What Is Google Drive and Why Should Moms Care About The Cloud?

We Tried It 4

Google Drive launched last week with quite a bit of fanfare, proving that even geeky stuff like cloud storage can make the mainstream news. But what is Google Drive and, more importantly, what can it do for you and the fam?

Think of Google Drive as a hard disk on the Internet. You can access it by dragging files into a special folder on your own personal hard drive or by visiting drive.google.com and downloading them over the web. Also any documents you write in Google Docs will appear in Drive as "links" to a web-based editor.

The best thing? You can install Drive on all of your computers and your special sync folder will be identical on every single machine. You can also drop a file into your PC's folder at work and come home and edit it on your laptop.

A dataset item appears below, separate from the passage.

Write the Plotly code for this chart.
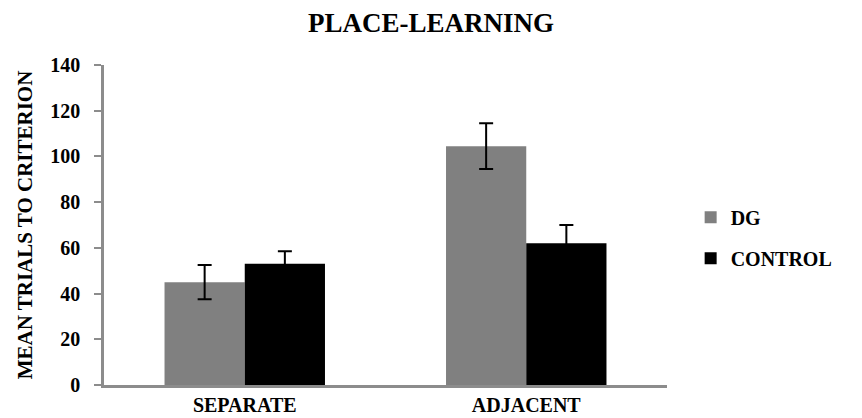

Google Drive gives you 5GB of space for free and you pay a few dollars a month for up to 50GB. You can use the space for anything -- storing photos, backing up documents, and transferring files from place to place and person to person.

The coolest way to use Drive is to drop a big file into your Drive folder and then share the folder or file with friends. Your friend will get an email that asks them to visit a website to download it directly. You can also email a link or paste it on a website (like this). This is great for sharing huge batches of photos with relatives. You can label items as private, semi-public (people need a special link), and completely public.

You can also search inside Google Drive, allowing you to dump all your documents in there for quick retrieval. All you have to do is type in a few words of the document you're looking for and Drive will bring it up for you. It can even search inside Word documents and PDFs. Imagine dropping all your recipes into Drive and then bringing up the one for "fermented skate" in an instant a few weeks before your friends from out of town are set to arrive? Mmmm ... skate.

You can also use it to store scanned copies of important documents while traveling -- your passport, credit cards, etc. -- and because it is secure you won't have to worry about people snooping through your drives. If you're trapped without your own PC, you can go to any cyber cafe and log into Drive to bring up your data.

There are other services like Drive -- dropbox.com and SugarSync are two excellent alternatives -- but this one works well with Google Docs and the search is a big plus. Give it a try and let me know what you're going to use the cloud for in your home.

Are you planning on using Google Drive now that you know more about it or is it still all a mystery to you?